An important collection of writings and memoirs on the Russian Futurist movement from one of America's pre-eminent linguists and literary theorists.Born in Moscow in 1896, Roman Jakobson brought an extraordinary rare poet's sensibility to his exploration of language. This volume, which fills a major gap in the literature of the Russian avant-garde, is a lively collection of letters, memoirs, poetry, prose, and essays. It includes recollections of Mayakovsky, Khlebnikow and others.
Roman Osipovich Jakobson was a Russian linguist, formalist, and literary theorist.
As a pioneer of the structural analysis of language, which became the dominant trend of twentieth-century linguistics, Jakobson was among the most influential linguists of the century. Influenced by the work of Ferdinand de Saussure, Jakobson developed, with Nikolai Trubetzkoy, techniques for the analysis of sound systems in languages, inaugurating the discipline of phonology. He went on to apply the same techniques of analysis to syntax and morphology, and controversially proposed that they be extended to semantics (the study of meaning in language). He made numerous contributions to Slavic linguistics, most notably two studies of Russian case and an analysis of the categories of the Russian verb. Drawing on insights from Charles Sanders Peirce's semiotics, as well as from communication theory and cybernetics, he proposed methods for the investigation of poetry, music, the visual arts, and cinema.
Through his decisive influence on Claude Lévi-Strauss and Roland Barthes, among others, Jakobson became a pivotal figure in the adaptation of structural analysis to disciplines beyond linguistics, including anthropology and literary theory; this generalization of Saussurean methods, known as "structuralism," became a major post-war intellectual movement in Europe and the United States. Meanwhile, though the influence of structuralism declined during the 1970s, Jakobson's work has continued to receive attention in linguistic anthropology, especially through the semiotics of culture developed by his former student Michael Silverstein.
This is a collection of elements, one cobbled together with more than a few purposes. The first element is an oral history of Russian Futurism that Jakobson conducted with the editor at the end of Jakobson's life. Very interesting, though the transliterations of the names was a distraction. The hijinks with Shklovsky, Khlebnikov, Mayakovsky and the latter's bohemian bed-mates Osip and Lilya Brik make this a fascinating section, though lacking Shklovsky's flair for capturing the same milieu.
The letters section are largely to Elsa Triolet, written while Jakobson was a low-level diplomat in Prague and dazzling student at Czech universities. As noted, these letters were more personal in nature than theoretical. Often, they prove petulant.

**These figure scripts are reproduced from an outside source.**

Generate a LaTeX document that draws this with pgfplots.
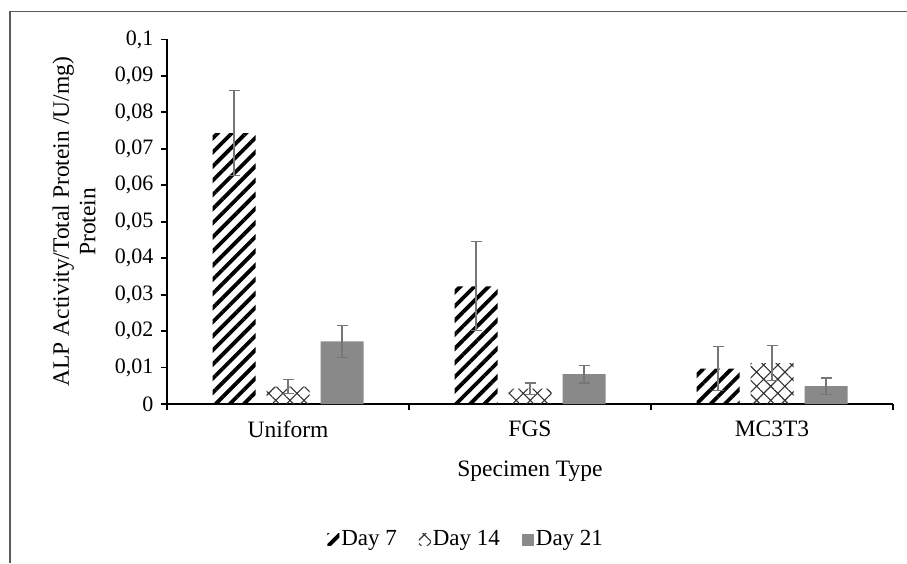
\documentclass[border=0pt]{standalone}
\usepackage{pgfplots}
\pgfplotsset{compat=1.18}
\usepackage{fontspec}
\setmainfont{Liberation Serif}
\usetikzlibrary{patterns.meta}
\definecolor{barGray}{RGB}{137,137,137}
\definecolor{errGray}{RGB}{118,118,118}
\definecolor{hatchGray}{RGB}{50,50,50}
\definecolor{frameGray}{RGB}{90,90,90}
\pgfplotsset{errb/.style={error bars/.cd, y dir=both, y explicit,
  error bar style={errGray, line width=1.3pt},
  error mark options={rotate=90, errGray, mark size=5.5pt, line width=1.3pt}}}
\begin{document}
\fontsize{22}{27}\selectfont
\begin{tikzpicture}
\useasboundingbox (0,0) rectangle (907pt,563pt);
\draw[frameGray, line width=1.3pt] (10pt,0) -- (10pt,551.3pt) -- (907pt,551.3pt);
\begin{axis}[
  at={(167pt,159pt)}, anchor=south west,
  scale only axis, width=726pt, height=364.5pt,
  ymin=0, ymax=0.1, xmin=-0.5, xmax=2.5,
  axis x line*=bottom, axis y line*=left,
  x axis line style={black, line width=2.6pt, -},
  y axis line style={black, line width=1.8pt, -},
  ybar=11pt, bar width=43pt,
  legend image code/.code={\path[#1, draw=none] (0pt,-6pt) rectangle (12pt,6pt);},
  ytick={0,0.01,0.02,0.03,0.04,0.05,0.06,0.07,0.08,0.09,0.1},
  scaled y ticks=false,
  /pgf/number format/fixed, /pgf/number format/precision=2,
  /pgf/number format/use comma, /pgf/number format/assume math mode=true,
  xtick={-0.5,0.5,1.5,2.5}, xticklabels={,,,},
  extra x ticks={0,1,2}, extra x tick labels={Uniform,FGS,MC3T3},
  extra x tick style={major tick length=0pt, tick label style={yshift=-9pt, font=\fontsize{23.5}{27}\selectfont}},
  tick align=outside, major tick length=6pt,
  tick style={black, line width=1.8pt},
  ticklabel style={font=\fontsize{22}{26}\selectfont},
  xlabel={Specimen Type},
  xlabel style={at={(axis description cs:0.5,-0.185)}, anchor=center, font=\fontsize{23.5}{27}\selectfont},
  ylabel={ALP Activity/Total Protein /U/mg)\\Protein},
  ylabel style={at={(axis description cs:-0.128,0.5)}, anchor=center, align=center, font=\fontsize{23.5}{26.5}\selectfont},
  legend style={at={(axis description cs:0.412,-0.373)}, anchor=center, draw=none,
    legend columns=3, font=\fontsize{23}{26}\selectfont,
    /tikz/every even column/.append style={column sep=20pt}},
]
\addplot[draw=none, pattern={Lines[angle=45,distance=10pt,line width=3.8pt]}, pattern color=black, errb]
  coordinates {(0,0.0743) +- (0,0.0117) (1,0.0323) +- (0,0.0122) (2,0.0097) +- (0,0.0060)};
\addlegendentry{Day 7}
\addplot[draw=none, pattern={Hatch[angle=45,distance=10pt,line width=1.1pt]}, pattern color=hatchGray, errb]
  coordinates {(0,0.0048) +- (0,0.0020) (1,0.0042) +- (0,0.0016) (2,0.0112) +- (0,0.0048)};
\addlegendentry{Day 14}
\addplot[draw=none, fill=barGray, errb]
  coordinates {(0,0.0172) +- (0,0.0044) (1,0.0082) +- (0,0.0024) (2,0.0049) +- (0,0.0022)};
\addlegendentry{Day 21}
\end{axis}
\end{tikzpicture}
\end{document}
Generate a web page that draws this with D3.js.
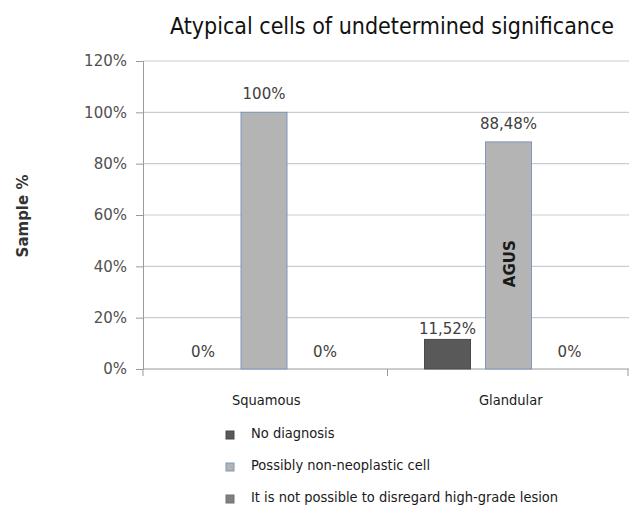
<!DOCTYPE html>
<html>
<head>
<meta charset="utf-8">
<script src="https://cdn.jsdelivr.net/npm/d3@7/dist/d3.min.js"></script>
<style>
  body { margin: 0; background: #fff; }
  svg { display: block; }
</style>
</head>
<body>
<svg id="chart" width="629" height="508"></svg>
<script>
var w = 629, h = 508;

// data
var categories = ["Squamous", "Glandular"];
var seriesNames = ["No diagnosis", "Possibly non-neoplastic cell", "It is not possible to disregard high-grade lesion"];
var noDiagnosis = [0, 11.52];
var nonNeoplastic = [100, 88.48];
var highGrade = [0, 0];
var valueLabels = [["0%", "100%", "0%"], ["11,52%", "88,48%", "0%"]];
var yTicks = [0, 20, 40, 60, 80, 100, 120];

var colors = ["#595959", "#b4b4b4", "#808080"];
var strokes = ["#4a4a4a", "#7d97bd", "#707070"];

var plotL = 143, plotR = 629, plotT = 61, plotB = 369;
var sans = "'DejaVu Sans', sans-serif";
var condensed = "'DejaVu Sans Condensed', 'DejaVu Sans', sans-serif";

var svg = d3.select("#chart");

var x0 = d3.scaleBand().domain(categories).range([plotL, plotR + 3]);
var x1 = d3.scaleBand().domain(d3.range(3)).range([37, 205]).paddingInner(0.246).paddingOuter(0);
var y = d3.scaleLinear().domain([0, 120]).range([plotB, plotT]);

// gridlines
svg.append("g")
  .selectAll("line")
  .data(yTicks.slice(1))
  .enter().append("line")
  .attr("x1", plotL).attr("x2", plotR)
  .attr("y1", d => y(d)).attr("y2", d => y(d))
  .attr("stroke", "#c9cdd2").attr("stroke-width", 1.2);

// y axis
var yAxis = svg.append("g")
  .attr("transform", "translate(" + plotL + ",0)")
  .call(d3.axisLeft(y).tickValues(yTicks).tickFormat(d => d + "%").tickSize(7).tickPadding(9));
yAxis.select(".domain").attr("stroke", "#9a9a9a");
yAxis.selectAll(".tick line").attr("stroke", "#9a9a9a");
yAxis.selectAll(".tick text")
  .attr("font-family", sans)
  .attr("font-size", 15).attr("fill", "#505050");

// x axis
svg.append("line")
  .attr("x1", plotL).attr("x2", plotR)
  .attr("y1", plotB).attr("y2", plotB)
  .attr("stroke", "#9a9a9a");
svg.append("g").selectAll("line")
  .data(categories.map(c => x0(c)).concat([plotR - 1]))
  .enter().append("line")
  .attr("x1", d => d).attr("x2", d => d)
  .attr("y1", plotB).attr("y2", plotB + 7)
  .attr("stroke", "#9a9a9a");
svg.append("g").selectAll("text")
  .data(categories)
  .enter().append("text")
  .attr("x", d => x0(d) + x0.bandwidth() / 2 + 1)
  .attr("y", 405)
  .attr("text-anchor", "middle")
  .attr("font-family", condensed)
  .attr("font-size", 14.5).attr("fill", "#1a1a1a")
  .text(d => d);

// bars
var series = [noDiagnosis, nonNeoplastic, highGrade];
var groups = svg.append("g").selectAll("g")
  .data(categories)
  .enter().append("g")
  .attr("transform", d => "translate(" + x0(d) + ",0)");

groups.each(function (cat, ci) {
  var g = d3.select(this);
  series.forEach(function (vals, si) {
    var v = vals[ci];
    if (v > 0) {
      g.append("rect")
        .attr("x", x1(si))
        .attr("y", y(v))
        .attr("width", x1.bandwidth())
        .attr("height", y(0) - y(v))
        .attr("fill", colors[si])
        .attr("stroke", strokes[si]).attr("stroke-width", 1);
    }
    var off = v === 0 ? 12 : (v < 20 ? 5 : 13);
    g.append("text")
      .attr("x", x1(si) + x1.bandwidth() / 2)
      .attr("y", y(v) - off)
      .attr("text-anchor", "middle")
      .attr("font-family", sans)
      .attr("font-size", 15).attr("fill", "#404040")
      .text(valueLabels[ci][si]);
  });
});

// AGUS label inside glandular bar
var agusX = x0("Glandular") + x1(1) + x1.bandwidth() / 2;
svg.append("text")
  .attr("transform", "translate(" + (agusX + 6) + "," + y(41) + ") rotate(-90)")
  .attr("text-anchor", "middle")
  .attr("font-family", sans)
  .attr("font-weight", "bold")
  .attr("font-size", 15).attr("fill", "#1a1a1a")
  .text("AGUS");

// y axis title
svg.append("text")
  .attr("transform", "translate(28,216) rotate(-90)")
  .attr("text-anchor", "middle")
  .attr("font-family", sans)
  .attr("font-weight", "bold")
  .attr("font-size", 15).attr("fill", "#333")
  .text("Sample %");

// title
svg.append("text")
  .attr("x", 392).attr("y", 34)
  .attr("text-anchor", "middle")
  .attr("font-family", condensed)
  .attr("font-size", 23).attr("fill", "#111")
  .text("Atypical cells of undetermined significance");

// legend
var legend = svg.append("g").selectAll("g")
  .data(seriesNames)
  .enter().append("g")
  .attr("transform", (d, i) => "translate(226," + (438 + i * 32) + ")");
legend.append("rect")
  .attr("x", 0).attr("y", -7)
  .attr("width", 8).attr("height", 8)
  .attr("fill", (d, i) => colors[i])
  .attr("stroke", (d, i) => strokes[i]);
legend.append("text")
  .attr("x", 25).attr("y", 0)
  .attr("font-family", condensed)
  .attr("font-size", 14.5).attr("fill", "#1a1a1a")
  .text(d => d);
</script>
</body>
</html>
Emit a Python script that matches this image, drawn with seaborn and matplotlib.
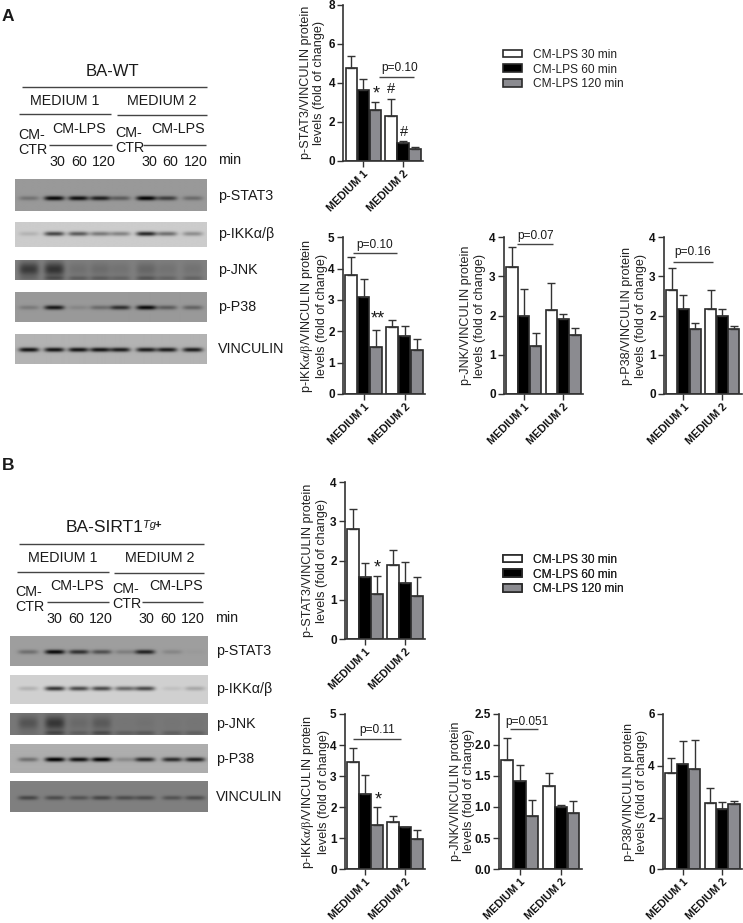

The essay section is worth the price of admission, especially On A Generation That Squandered Its Poets which details the fates of Blok, Yesenin, Khlebnikov and especially Mayakovsky. All are positioned by the critic as intrepid forces against Byt, that peculiar element that stabilizes and decays all dynamic vision. Byt can appear in myriad guises: the all too human gravity of human sloth and quotidian necessity.
The collection ends with a collection of poems, which unfortunately pale against the early highlighted verse of Khlebnikov and Mayakovsky.
A must-have for anyone interested in the political-historical-aesthetic context of the Russian Revolution and Russian Futurism. We have here what is (I think) the only english translation of Jakobson's essay "On A Generation That Squandered Its Poets," the most well-known essay dealing with the suicide of Mayakovsky and his contribution to world poetry. There are numerous essays on all things avantgarde, and written at a time when these writings were involved in active ideological battles over the worth of the things being written about (e.g., surrealism, dada, formalism, futurism, modernism). On top of this there's a good hundred pages of Jakobson's memoirs (as per the title of the book), that are an invaluable look into the personalities of the time (e.g., Mayakovsky, Khlebnikov, Kruchenykh, Bely, the Briks, Shklovsky, Pasternak, Malevich), not to mention the political and social context of the revolution.
A particularly heartwarming section details the first two or so years after the revolution in Petersburg, before Kronstadt, when the anarchists squatted the old aristocratic palaces, everyone made the most-modern of art, and all met up (Bolshevik, anarchist, and everywhere in between) at night at the Stray Dog Cabaret to talk art, life, and politics until the wee-hours of the morning. Jakobson lived through the most crucial world events of the twentieth century, and was somehow at its center as someone continually evaluating the effects from within them. He really put any aspiration toward bohemianism I might have to shame—at one point he speaks of his time in Riga as a poor student, reading and writing all day, living in an unheated room, and only able to afford to eat three times a week. There is somehow a beauty in his privation, and a fondness for it too, that is made palpable as Jakobson recounts his life story to the editor of this book (Bengt Jangfeldt) soon before his death in the 1990s. Jakobson, better known as one of the cornerstones of structuralist theory, is here as human and alive as any, and his life and work are worth experiencing.